**Problem requirements:**
Reproduce nothing but the lines from the start of the material through the line that includes "3.5, 4, 4.5, 5];", both ends included, and omit every picture.

:: Material provided

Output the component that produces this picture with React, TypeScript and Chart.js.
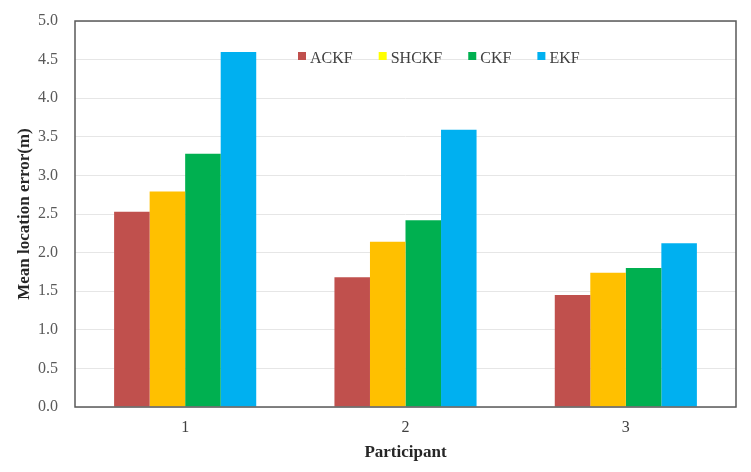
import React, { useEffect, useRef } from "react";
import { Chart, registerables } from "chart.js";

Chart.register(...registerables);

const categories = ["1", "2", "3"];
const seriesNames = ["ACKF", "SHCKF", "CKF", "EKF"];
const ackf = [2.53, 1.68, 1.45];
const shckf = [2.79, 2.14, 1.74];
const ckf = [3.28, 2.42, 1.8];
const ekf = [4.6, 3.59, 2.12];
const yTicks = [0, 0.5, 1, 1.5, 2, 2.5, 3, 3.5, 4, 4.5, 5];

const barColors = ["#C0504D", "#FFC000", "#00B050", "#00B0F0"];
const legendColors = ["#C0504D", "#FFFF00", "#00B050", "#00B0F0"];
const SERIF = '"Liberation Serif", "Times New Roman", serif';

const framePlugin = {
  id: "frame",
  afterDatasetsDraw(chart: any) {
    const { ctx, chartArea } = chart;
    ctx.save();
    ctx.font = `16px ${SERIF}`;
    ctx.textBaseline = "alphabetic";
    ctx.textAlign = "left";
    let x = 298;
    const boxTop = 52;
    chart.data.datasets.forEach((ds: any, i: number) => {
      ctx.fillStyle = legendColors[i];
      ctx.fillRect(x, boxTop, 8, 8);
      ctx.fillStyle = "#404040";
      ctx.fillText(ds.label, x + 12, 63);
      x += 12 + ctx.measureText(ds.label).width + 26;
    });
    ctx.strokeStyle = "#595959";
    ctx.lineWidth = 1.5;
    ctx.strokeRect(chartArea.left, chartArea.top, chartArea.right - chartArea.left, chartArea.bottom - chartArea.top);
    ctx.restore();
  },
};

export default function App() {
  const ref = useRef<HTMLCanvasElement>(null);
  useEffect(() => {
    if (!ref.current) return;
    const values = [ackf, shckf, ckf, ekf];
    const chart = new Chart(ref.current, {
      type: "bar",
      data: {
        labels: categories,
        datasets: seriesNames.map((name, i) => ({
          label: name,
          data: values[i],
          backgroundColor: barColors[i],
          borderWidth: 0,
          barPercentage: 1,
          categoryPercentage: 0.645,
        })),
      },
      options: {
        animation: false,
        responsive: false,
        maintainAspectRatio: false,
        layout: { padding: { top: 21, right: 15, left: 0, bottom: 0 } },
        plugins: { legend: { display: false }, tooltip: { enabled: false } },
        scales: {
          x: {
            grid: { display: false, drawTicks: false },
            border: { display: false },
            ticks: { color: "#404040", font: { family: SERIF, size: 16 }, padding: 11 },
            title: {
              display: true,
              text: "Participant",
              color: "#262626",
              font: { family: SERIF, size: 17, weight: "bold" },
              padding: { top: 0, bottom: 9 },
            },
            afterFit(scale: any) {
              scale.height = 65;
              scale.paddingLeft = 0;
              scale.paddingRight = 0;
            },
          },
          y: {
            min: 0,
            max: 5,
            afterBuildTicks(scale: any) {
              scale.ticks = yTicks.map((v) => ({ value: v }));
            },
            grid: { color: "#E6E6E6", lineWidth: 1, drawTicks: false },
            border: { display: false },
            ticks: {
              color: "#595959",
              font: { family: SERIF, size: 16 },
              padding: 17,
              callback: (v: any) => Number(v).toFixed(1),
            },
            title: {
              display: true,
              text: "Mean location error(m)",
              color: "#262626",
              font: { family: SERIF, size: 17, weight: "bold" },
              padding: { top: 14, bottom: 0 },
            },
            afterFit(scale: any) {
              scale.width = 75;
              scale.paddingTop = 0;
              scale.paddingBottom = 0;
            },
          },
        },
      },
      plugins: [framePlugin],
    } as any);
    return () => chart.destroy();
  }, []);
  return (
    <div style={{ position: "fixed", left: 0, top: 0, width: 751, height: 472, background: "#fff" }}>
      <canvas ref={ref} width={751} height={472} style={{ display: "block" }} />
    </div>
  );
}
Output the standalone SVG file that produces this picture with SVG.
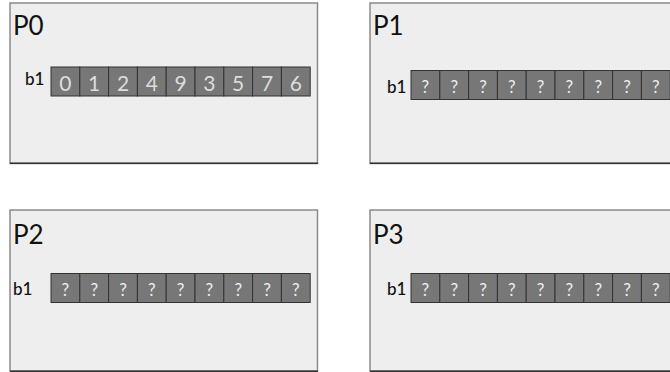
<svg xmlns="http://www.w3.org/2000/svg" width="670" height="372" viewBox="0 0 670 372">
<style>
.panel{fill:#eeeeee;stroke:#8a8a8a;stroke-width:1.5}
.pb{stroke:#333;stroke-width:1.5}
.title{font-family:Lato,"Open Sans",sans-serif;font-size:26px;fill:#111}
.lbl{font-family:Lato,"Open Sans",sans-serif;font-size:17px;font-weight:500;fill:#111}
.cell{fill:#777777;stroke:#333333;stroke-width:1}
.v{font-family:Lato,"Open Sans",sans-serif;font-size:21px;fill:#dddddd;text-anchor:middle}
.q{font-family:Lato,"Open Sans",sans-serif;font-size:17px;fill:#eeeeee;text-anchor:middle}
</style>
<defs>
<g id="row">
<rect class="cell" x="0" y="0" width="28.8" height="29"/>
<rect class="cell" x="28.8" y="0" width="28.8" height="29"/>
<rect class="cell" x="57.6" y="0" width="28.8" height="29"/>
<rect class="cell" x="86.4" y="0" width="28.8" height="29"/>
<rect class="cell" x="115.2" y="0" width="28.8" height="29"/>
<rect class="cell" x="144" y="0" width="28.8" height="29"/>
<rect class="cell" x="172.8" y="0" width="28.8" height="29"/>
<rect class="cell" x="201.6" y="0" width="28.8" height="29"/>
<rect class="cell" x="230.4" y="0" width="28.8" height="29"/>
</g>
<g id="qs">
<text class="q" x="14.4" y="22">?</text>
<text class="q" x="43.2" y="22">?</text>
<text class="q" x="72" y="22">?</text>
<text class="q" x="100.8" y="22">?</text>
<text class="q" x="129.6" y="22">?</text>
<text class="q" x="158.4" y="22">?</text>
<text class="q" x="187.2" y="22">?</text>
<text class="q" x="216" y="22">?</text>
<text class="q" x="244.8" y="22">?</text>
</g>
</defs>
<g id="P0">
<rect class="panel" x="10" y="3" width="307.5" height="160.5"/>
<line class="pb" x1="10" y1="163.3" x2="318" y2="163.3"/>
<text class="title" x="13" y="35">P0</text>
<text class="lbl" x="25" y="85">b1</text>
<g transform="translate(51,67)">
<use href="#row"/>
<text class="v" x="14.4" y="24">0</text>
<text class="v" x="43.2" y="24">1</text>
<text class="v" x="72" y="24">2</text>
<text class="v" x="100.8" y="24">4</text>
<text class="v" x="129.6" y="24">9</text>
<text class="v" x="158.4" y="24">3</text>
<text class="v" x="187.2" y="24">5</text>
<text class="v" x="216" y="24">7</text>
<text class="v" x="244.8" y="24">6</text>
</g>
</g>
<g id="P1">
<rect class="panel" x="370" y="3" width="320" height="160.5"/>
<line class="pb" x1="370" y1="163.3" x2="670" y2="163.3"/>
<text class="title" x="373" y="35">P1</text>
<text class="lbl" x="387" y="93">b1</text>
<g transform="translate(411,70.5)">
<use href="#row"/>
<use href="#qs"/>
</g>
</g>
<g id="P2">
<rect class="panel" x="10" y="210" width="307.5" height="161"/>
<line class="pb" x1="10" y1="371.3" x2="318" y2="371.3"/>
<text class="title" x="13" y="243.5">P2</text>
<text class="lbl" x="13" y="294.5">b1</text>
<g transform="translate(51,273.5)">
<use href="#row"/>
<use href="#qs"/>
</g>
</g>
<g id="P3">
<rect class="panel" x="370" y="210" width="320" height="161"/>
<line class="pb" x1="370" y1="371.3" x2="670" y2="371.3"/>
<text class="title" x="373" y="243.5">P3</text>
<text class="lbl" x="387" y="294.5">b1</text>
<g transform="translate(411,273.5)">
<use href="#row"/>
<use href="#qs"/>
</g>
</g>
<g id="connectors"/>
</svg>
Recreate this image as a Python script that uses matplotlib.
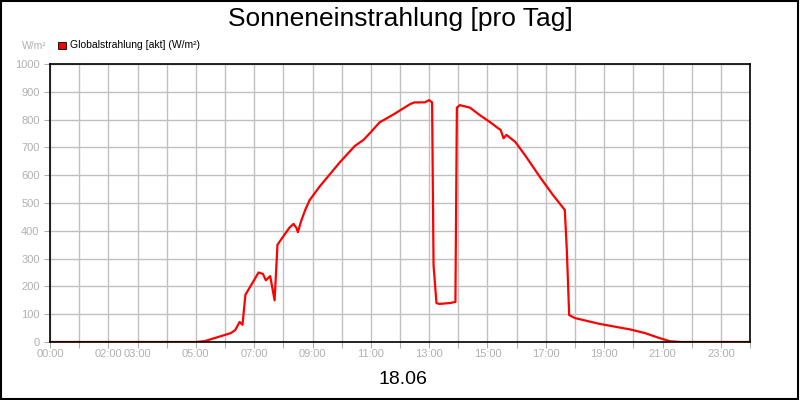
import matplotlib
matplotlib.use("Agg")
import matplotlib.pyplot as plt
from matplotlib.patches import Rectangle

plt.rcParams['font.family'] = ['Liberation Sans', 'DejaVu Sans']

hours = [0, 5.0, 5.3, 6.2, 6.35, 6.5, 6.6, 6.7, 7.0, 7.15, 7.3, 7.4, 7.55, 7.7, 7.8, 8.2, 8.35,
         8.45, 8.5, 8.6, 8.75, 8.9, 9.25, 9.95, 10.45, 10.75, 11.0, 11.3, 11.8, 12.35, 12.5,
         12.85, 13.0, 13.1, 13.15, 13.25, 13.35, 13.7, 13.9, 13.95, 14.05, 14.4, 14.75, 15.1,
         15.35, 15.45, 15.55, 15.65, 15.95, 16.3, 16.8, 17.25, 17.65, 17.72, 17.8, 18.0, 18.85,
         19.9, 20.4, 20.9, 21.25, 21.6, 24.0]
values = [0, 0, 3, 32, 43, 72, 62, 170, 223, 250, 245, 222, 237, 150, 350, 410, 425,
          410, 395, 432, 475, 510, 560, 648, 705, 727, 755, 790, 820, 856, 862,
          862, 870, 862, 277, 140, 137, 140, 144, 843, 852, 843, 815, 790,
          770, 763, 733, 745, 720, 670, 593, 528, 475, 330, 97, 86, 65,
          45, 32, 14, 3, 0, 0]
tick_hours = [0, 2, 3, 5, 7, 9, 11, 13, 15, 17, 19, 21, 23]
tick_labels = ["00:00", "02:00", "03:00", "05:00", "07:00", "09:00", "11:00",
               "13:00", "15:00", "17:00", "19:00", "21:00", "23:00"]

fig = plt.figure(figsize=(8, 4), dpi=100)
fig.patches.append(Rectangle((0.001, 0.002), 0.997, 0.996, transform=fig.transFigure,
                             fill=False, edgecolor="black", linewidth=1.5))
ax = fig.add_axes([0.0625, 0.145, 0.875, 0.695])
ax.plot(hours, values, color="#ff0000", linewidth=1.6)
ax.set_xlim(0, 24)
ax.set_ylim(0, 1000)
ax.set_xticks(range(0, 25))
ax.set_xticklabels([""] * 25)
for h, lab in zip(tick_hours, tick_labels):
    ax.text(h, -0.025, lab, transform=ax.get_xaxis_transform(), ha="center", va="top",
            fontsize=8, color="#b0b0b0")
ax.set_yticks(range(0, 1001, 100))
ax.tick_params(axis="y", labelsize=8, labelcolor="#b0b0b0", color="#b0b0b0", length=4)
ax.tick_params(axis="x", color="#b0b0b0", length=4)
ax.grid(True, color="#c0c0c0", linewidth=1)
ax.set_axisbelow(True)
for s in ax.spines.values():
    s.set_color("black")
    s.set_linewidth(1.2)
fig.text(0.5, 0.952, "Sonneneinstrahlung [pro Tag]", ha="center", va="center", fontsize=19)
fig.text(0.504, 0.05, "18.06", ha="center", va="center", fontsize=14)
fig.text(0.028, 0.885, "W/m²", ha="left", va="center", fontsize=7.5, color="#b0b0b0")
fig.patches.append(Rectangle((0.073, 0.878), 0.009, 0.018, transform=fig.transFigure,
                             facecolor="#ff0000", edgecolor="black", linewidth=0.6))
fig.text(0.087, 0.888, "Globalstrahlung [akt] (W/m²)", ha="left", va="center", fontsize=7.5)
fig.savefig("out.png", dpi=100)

::::

**Task solution:**
Output the component that produces this picture with React, TypeScript and Chart.js.
import React, { useEffect, useRef } from "react";
import { Chart, registerables } from "chart.js";

Chart.register(...registerables);

const categories = ["1", "2", "3"];
const seriesNames = ["ACKF", "SHCKF", "CKF", "EKF"];
const ackf = [2.53, 1.68, 1.45];
const shckf = [2.79, 2.14, 1.74];
const ckf = [3.28, 2.42, 1.8];
const ekf = [4.6, 3.59, 2.12];
const yTicks = [0, 0.5, 1, 1.5, 2, 2.5, 3, 3.5, 4, 4.5, 5];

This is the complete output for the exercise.